Speaking on the findings, released in collaboration with the University of Strathclyde’s Fraser of Allander Institute, Liz Cameron, director and chief executive of Scottish Chambers of Commerce said: “Strong performance from 2014 has helped Scottish businesses get off to a great start in 2015. With investment levels high across all sectors, there is much to look forward to as businesses seek to continue this impressive growth.
“Scotland’s year in the spotlight added a spring to our step but strong performances have not been limited to the tourism industry. Construction, in particular, has experienced remarkable growth, with investment levels at a ten year high and out-performing other sectors in this quarter. With positive balances in contract orders and investment, many construction firms are increasing wages, with average wage increases higher than inflation, at 5.5 per cent.

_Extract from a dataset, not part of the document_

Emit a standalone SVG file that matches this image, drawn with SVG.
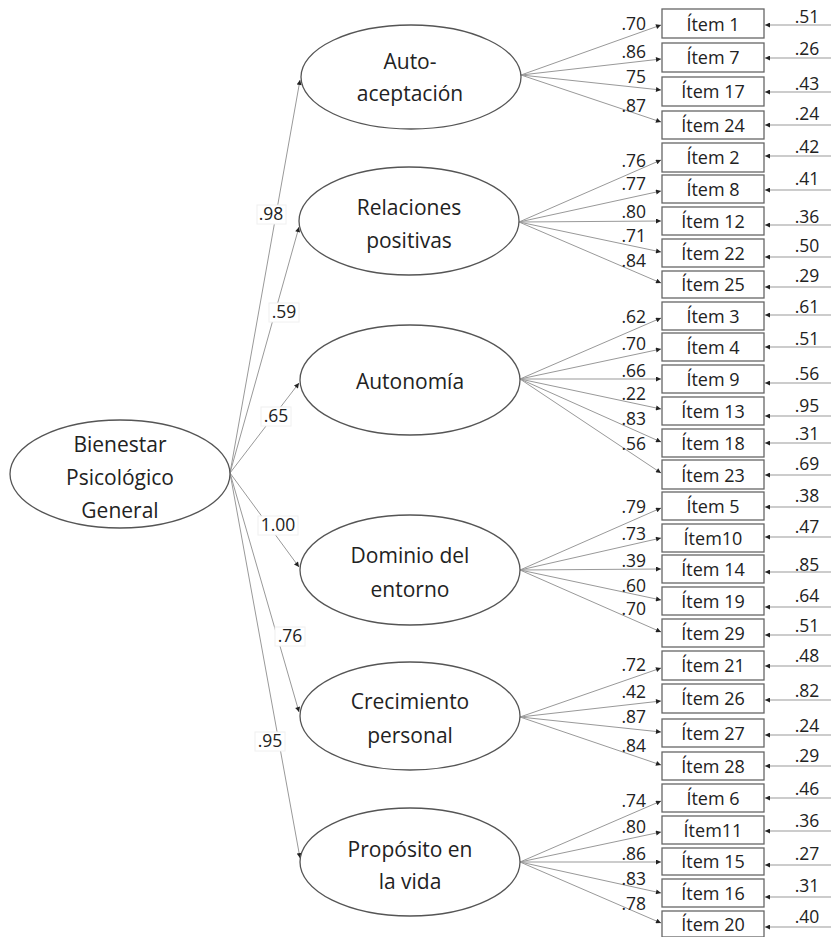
<svg xmlns="http://www.w3.org/2000/svg" width="831" height="937" viewBox="0 0 831 937">
<style>
.lat{fill:#fff;stroke:#555;stroke-width:1.3}
.box{fill:#fff;stroke:#666;stroke-width:1.3}
.lt{font-family:"Open Sans","Noto Sans",sans-serif;font-size:21px;fill:#222;text-anchor:middle}
.it{font-family:"Open Sans","Noto Sans",sans-serif;font-size:18px;fill:#222;text-anchor:middle}
.num{font-family:"Open Sans","Noto Sans",sans-serif;font-size:17.5px;fill:#222}
.ld{text-anchor:end}
.er{text-anchor:middle}
.sp{text-anchor:middle}
.c{fill:none;stroke:#999;stroke-width:1;marker-end:url(#ah)}
.bg{fill:#fff;stroke:#f0f0f0;stroke-width:1}
</style>
<defs>
<marker id="ah" viewBox="0 0 10 10" refX="10" refY="5" markerWidth="6" markerHeight="5" markerUnits="userSpaceOnUse" orient="auto"><path d="M0,0 L10,5 L0,10 z" fill="#222"/></marker>
</defs>
<rect width="831" height="937" fill="#fff"/>
<g id="connectors">
<path class="c" d="M230,473 L300,80"/>
<path class="c" d="M230,473 L299,227"/>
<path class="c" d="M230,473 L299,383"/>
<path class="c" d="M230,473 L299,567"/>
<path class="c" d="M230,473 L299,712"/>
<path class="c" d="M230,473 L300,858"/>
<path class="c" d="M521,75 L661,25"/>
<path class="c" d="M521,75 L661,59"/>
<path class="c" d="M521,75 L661,90"/>
<path class="c" d="M521,75 L661,122"/>
<path class="c" d="M519,222 L661,160"/>
<path class="c" d="M519,222 L661,191"/>
<path class="c" d="M519,222 L661,221"/>
<path class="c" d="M519,222 L661,252"/>
<path class="c" d="M519,222 L661,283"/>
<path class="c" d="M520,379 L661,318"/>
<path class="c" d="M520,379 L661,349"/>
<path class="c" d="M520,379 L661,379"/>
<path class="c" d="M520,379 L661,409"/>
<path class="c" d="M520,379 L661,442"/>
<path class="c" d="M520,379 L661,473"/>
<path class="c" d="M520,570 L661,508"/>
<path class="c" d="M520,570 L661,538"/>
<path class="c" d="M520,570 L661,569"/>
<path class="c" d="M520,570 L661,600"/>
<path class="c" d="M520,570 L661,632"/>
<path class="c" d="M520,717 L661,668"/>
<path class="c" d="M520,717 L661,701"/>
<path class="c" d="M520,717 L661,732"/>
<path class="c" d="M520,717 L661,765"/>
<path class="c" d="M520,862 L661,801"/>
<path class="c" d="M520,862 L661,832"/>
<path class="c" d="M520,862 L661,862"/>
<path class="c" d="M520,862 L661,893"/>
<path class="c" d="M520,862 L661,923"/>
<path class="c" d="M831,25 L765,25"/>
<path class="c" d="M831,58 L765,58"/>
<path class="c" d="M831,92 L765,92"/>
<path class="c" d="M831,125 L765,125"/>
<path class="c" d="M831,156 L765,156"/>
<path class="c" d="M831,190 L765,190"/>
<path class="c" d="M831,225 L765,225"/>
<path class="c" d="M831,257 L765,257"/>
<path class="c" d="M831,287 L765,287"/>
<path class="c" d="M831,315 L765,315"/>
<path class="c" d="M831,347 L765,347"/>
<path class="c" d="M831,383 L765,383"/>
<path class="c" d="M831,416 L765,416"/>
<path class="c" d="M831,443 L765,443"/>
<path class="c" d="M831,475 L765,475"/>
<path class="c" d="M831,507 L765,507"/>
<path class="c" d="M831,537 L765,537"/>
<path class="c" d="M831,572 L765,572"/>
<path class="c" d="M831,607 L765,607"/>
<path class="c" d="M831,635 L765,635"/>
<path class="c" d="M831,666 L765,666"/>
<path class="c" d="M831,700 L765,700"/>
<path class="c" d="M831,735 L765,735"/>
<path class="c" d="M831,766 L765,766"/>
<path class="c" d="M831,798 L765,798"/>
<path class="c" d="M831,831 L765,831"/>
<path class="c" d="M831,865 L765,865"/>
<path class="c" d="M831,897 L765,897"/>
<path class="c" d="M831,927 L765,927"/>
</g>
<g id="connector-labels" class="num">
<rect class="bg" x="257" y="205" width="29" height="19"/><text class="sp" x="271" y="220">.98</text>
<rect class="bg" x="269" y="303" width="30" height="19"/><text class="sp" x="284" y="318">.59</text>
<rect class="bg" x="261" y="407" width="30" height="19"/><text class="sp" x="276" y="422">.65</text>
<rect class="bg" x="258" y="516" width="40" height="19"/><text class="sp" x="278" y="531">1.00</text>
<rect class="bg" x="275" y="627" width="30" height="19"/><text class="sp" x="290" y="642">.76</text>
<rect class="bg" x="255" y="732" width="30" height="19"/><text class="sp" x="270" y="747">.95</text>
<text class="ld" x="646" y="30">.70</text>
<text class="ld" x="646" y="58">.86</text>
<text class="ld" x="646" y="83">75</text>
<text class="ld" x="646" y="112">.87</text>
<text class="ld" x="646" y="167">.76</text>
<text class="ld" x="646" y="190">.77</text>
<text class="ld" x="646" y="218">.80</text>
<text class="ld" x="646" y="242">.71</text>
<text class="ld" x="646" y="267">.84</text>
<text class="ld" x="646" y="323">.62</text>
<text class="ld" x="646" y="350">.70</text>
<text class="ld" x="646" y="377">.66</text>
<text class="ld" x="646" y="400">.22</text>
<text class="ld" x="646" y="425">.83</text>
<text class="ld" x="646" y="450">.56</text>
<text class="ld" x="646" y="513">.79</text>
<text class="ld" x="646" y="540">.73</text>
<text class="ld" x="646" y="567">.39</text>
<text class="ld" x="646" y="592">.60</text>
<text class="ld" x="646" y="615">.70</text>
<text class="ld" x="646" y="671">.72</text>
<text class="ld" x="646" y="698">.42</text>
<text class="ld" x="646" y="723">.87</text>
<text class="ld" x="646" y="752">.84</text>
<text class="ld" x="646" y="807">.74</text>
<text class="ld" x="646" y="833">.80</text>
<text class="ld" x="646" y="860">.86</text>
<text class="ld" x="646" y="885">.83</text>
<text class="ld" x="646" y="910">.78</text>
<text class="er" x="807" y="23">.51</text>
<text class="er" x="807" y="55">.26</text>
<text class="er" x="807" y="90">.43</text>
<text class="er" x="807" y="120">.24</text>
<text class="er" x="807" y="153">.42</text>
<text class="er" x="807" y="185">.41</text>
<text class="er" x="807" y="223">.36</text>
<text class="er" x="807" y="252">.50</text>
<text class="er" x="807" y="282">.29</text>
<text class="er" x="807" y="313">.61</text>
<text class="er" x="807" y="345">.51</text>
<text class="er" x="807" y="380">.56</text>
<text class="er" x="807" y="412">.95</text>
<text class="er" x="807" y="440">.31</text>
<text class="er" x="807" y="470">.69</text>
<text class="er" x="807" y="502">.38</text>
<text class="er" x="807" y="533">.47</text>
<text class="er" x="807" y="571">.85</text>
<text class="er" x="807" y="602">.64</text>
<text class="er" x="807" y="632">.51</text>
<text class="er" x="807" y="662">.48</text>
<text class="er" x="807" y="697">.82</text>
<text class="er" x="807" y="732">.24</text>
<text class="er" x="807" y="762">.29</text>
<text class="er" x="807" y="795">.46</text>
<text class="er" x="807" y="827">.36</text>
<text class="er" x="807" y="860">.27</text>
<text class="er" x="807" y="892">.31</text>
<text class="er" x="807" y="923">.40</text>
</g>
<g id="bienestar"><ellipse class="lat" cx="120" cy="474" rx="110" ry="54"/><text class="lt" x="120" y="452">Bienestar</text><text class="lt" x="120" y="485">Psicológico</text><text class="lt" x="120" y="518">General</text></g>
<g id="autoaceptacion"><ellipse class="lat" cx="411" cy="77" rx="110" ry="52"/><text class="lt" x="410" y="69">Auto-</text><text class="lt" x="410" y="101">aceptación</text></g>
<g id="relaciones"><ellipse class="lat" cx="409" cy="221" rx="110" ry="54"/><text class="lt" x="409" y="215">Relaciones</text><text class="lt" x="409" y="248">positivas</text></g>
<g id="autonomia"><ellipse class="lat" cx="410" cy="380" rx="110" ry="55"/><text class="lt" x="410" y="389">Autonomía</text></g>
<g id="dominio"><ellipse class="lat" cx="410" cy="570" rx="110" ry="55"/><text class="lt" x="410" y="563">Dominio del</text><text class="lt" x="410" y="597">entorno</text></g>
<g id="crecimiento"><ellipse class="lat" cx="410" cy="716" rx="110" ry="54"/><text class="lt" x="410" y="709">Crecimiento</text><text class="lt" x="410" y="743">personal</text></g>
<g id="proposito"><ellipse class="lat" cx="410" cy="862" rx="110" ry="54"/><text class="lt" x="410" y="857">Propósito en</text><text class="lt" x="410" y="889">la vida</text></g>
<g id="item1"><rect class="box" x="662" y="9" width="102" height="29"/><text class="it" x="713" y="31">Ítem 1</text></g>
<g id="item7"><rect class="box" x="662" y="43" width="102" height="29"/><text class="it" x="713" y="64">Ítem 7</text></g>
<g id="item17"><rect class="box" x="662" y="77" width="102" height="29"/><text class="it" x="713" y="98">Ítem 17</text></g>
<g id="item24"><rect class="box" x="662" y="111" width="102" height="28"/><text class="it" x="713" y="132">Ítem 24</text></g>
<g id="item2"><rect class="box" x="662" y="143" width="102" height="29"/><text class="it" x="713" y="164">Ítem 2</text></g>
<g id="item8"><rect class="box" x="662" y="175" width="102" height="28"/><text class="it" x="713" y="196">Ítem 8</text></g>
<g id="item12"><rect class="box" x="662" y="207" width="102" height="28"/><text class="it" x="713" y="228">Ítem 12</text></g>
<g id="item22"><rect class="box" x="662" y="239" width="102" height="28"/><text class="it" x="713" y="260">Ítem 22</text></g>
<g id="item25"><rect class="box" x="662" y="271" width="102" height="27"/><text class="it" x="713" y="291">Ítem 25</text></g>
<g id="item3"><rect class="box" x="662" y="302" width="102" height="28"/><text class="it" x="713" y="323">Ítem 3</text></g>
<g id="item4"><rect class="box" x="662" y="333" width="102" height="28"/><text class="it" x="713" y="354">Ítem 4</text></g>
<g id="item9"><rect class="box" x="662" y="365" width="102" height="28"/><text class="it" x="713" y="386">Ítem 9</text></g>
<g id="item13"><rect class="box" x="662" y="397" width="102" height="28"/><text class="it" x="713" y="418">Ítem 13</text></g>
<g id="item18"><rect class="box" x="662" y="429" width="102" height="28"/><text class="it" x="713" y="450">Ítem 18</text></g>
<g id="item23"><rect class="box" x="662" y="460" width="102" height="29"/><text class="it" x="713" y="482">Ítem 23</text></g>
<g id="item5"><rect class="box" x="662" y="492" width="102" height="28"/><text class="it" x="713" y="513">Ítem 5</text></g>
<g id="item10"><rect class="box" x="662" y="524" width="102" height="28"/><text class="it" x="713" y="545">Ítem10</text></g>
<g id="item14"><rect class="box" x="662" y="555" width="102" height="28"/><text class="it" x="713" y="576">Ítem 14</text></g>
<g id="item19"><rect class="box" x="662" y="587" width="102" height="28"/><text class="it" x="713" y="608">Ítem 19</text></g>
<g id="item29"><rect class="box" x="662" y="619" width="102" height="28"/><text class="it" x="713" y="640">Ítem 29</text></g>
<g id="item21"><rect class="box" x="662" y="651" width="102" height="29"/><text class="it" x="713" y="672">Ítem 21</text></g>
<g id="item26"><rect class="box" x="662" y="684" width="102" height="29"/><text class="it" x="713" y="705">Ítem 26</text></g>
<g id="item27"><rect class="box" x="662" y="719" width="102" height="28"/><text class="it" x="713" y="740">Ítem 27</text></g>
<g id="item28"><rect class="box" x="662" y="752" width="102" height="28"/><text class="it" x="713" y="773">Ítem 28</text></g>
<g id="item6"><rect class="box" x="662" y="784" width="102" height="28"/><text class="it" x="713" y="805">Ítem 6</text></g>
<g id="item11"><rect class="box" x="662" y="816" width="102" height="28"/><text class="it" x="713" y="837">Ítem11</text></g>
<g id="item15"><rect class="box" x="662" y="848" width="102" height="27"/><text class="it" x="713" y="868">Ítem 15</text></g>
<g id="item16"><rect class="box" x="662" y="879" width="102" height="28"/><text class="it" x="713" y="900">Ítem 16</text></g>
<g id="item20"><rect class="box" x="662" y="911" width="102" height="26"/><text class="it" x="713" y="931">Ítem 20</text></g>
</svg>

“Whilst many businesses reported increased expectations to hire more people in the second half of 2014, some sectors are still facing recruitment difficulties when hiring skilled positions. The Financial and Business services sector in particular experienced difficulties in hiring accountancy and software developer positions. Despite this, the sector reported an increase in profits and maintains a positive outlook for the year ahead.
“The rate of growth of manufacturing orders slowed, but the sector remains optimistic about future performance and employment levels. This is a good sign for the overall Scottish economy, with rising trends in capital investment and training suggesting that the recovery this year may be about more than consumer spending.

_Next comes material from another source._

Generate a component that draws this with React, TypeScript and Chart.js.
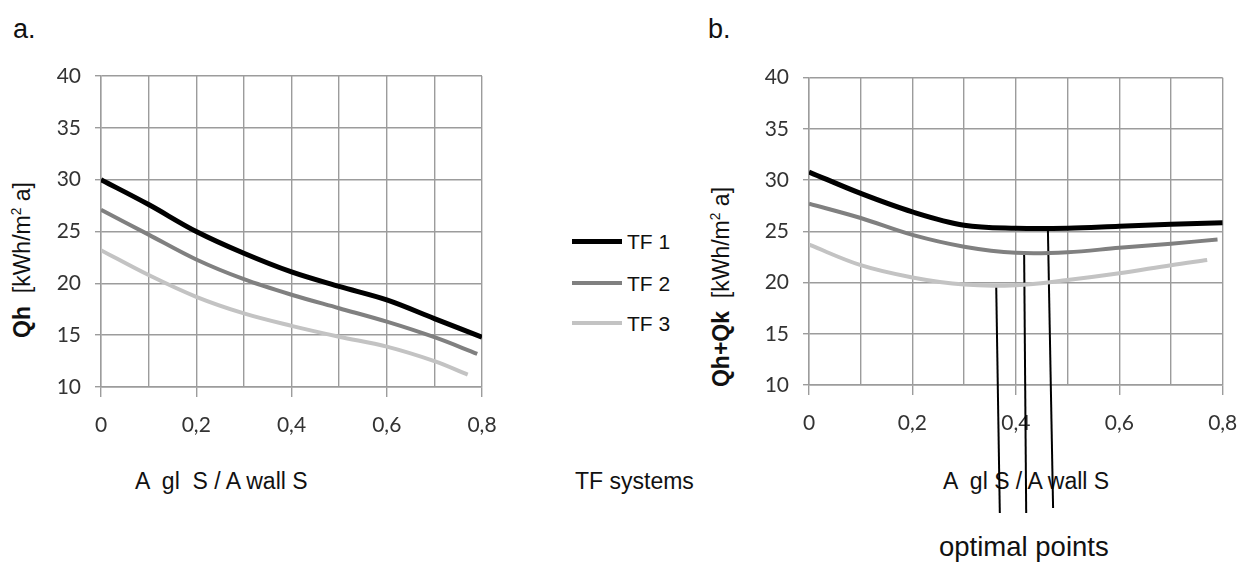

“Profits in the tourism industry continue to increase, with many businesses expecting profits to rise throughout 2015. With an increase in visitors from the EU, we must make Scotland competitive amongst other European nations to enable the continued success and optimism of Scotland’s tourism industry. Action by the UK Government to reduce the rate of VAT chargeable on accommodation, tourist attraction admission and restaurant services to 5 per cent would help the industry to compete on an even basis with its foreign competitors.
“Many businesses in the Retail/Wholesale sector are expecting an increase in sales over the next quarter with expectations of future sales at their highest level since pre-recession times. A note of caution is that although businesses expect an increase in sales turnover, almost as many businesses expect profits to decrease as increase in 2015.
“As businesses move into 2015 with high expectations and increased optimism, political stability has never been more important. With the EU serving as a key market for Scottish businesses, a future referendum on UK’s membership of the EU presents uncertainty for the business community. Business is clear – remaining a part of the EU is vital for Scottish business.”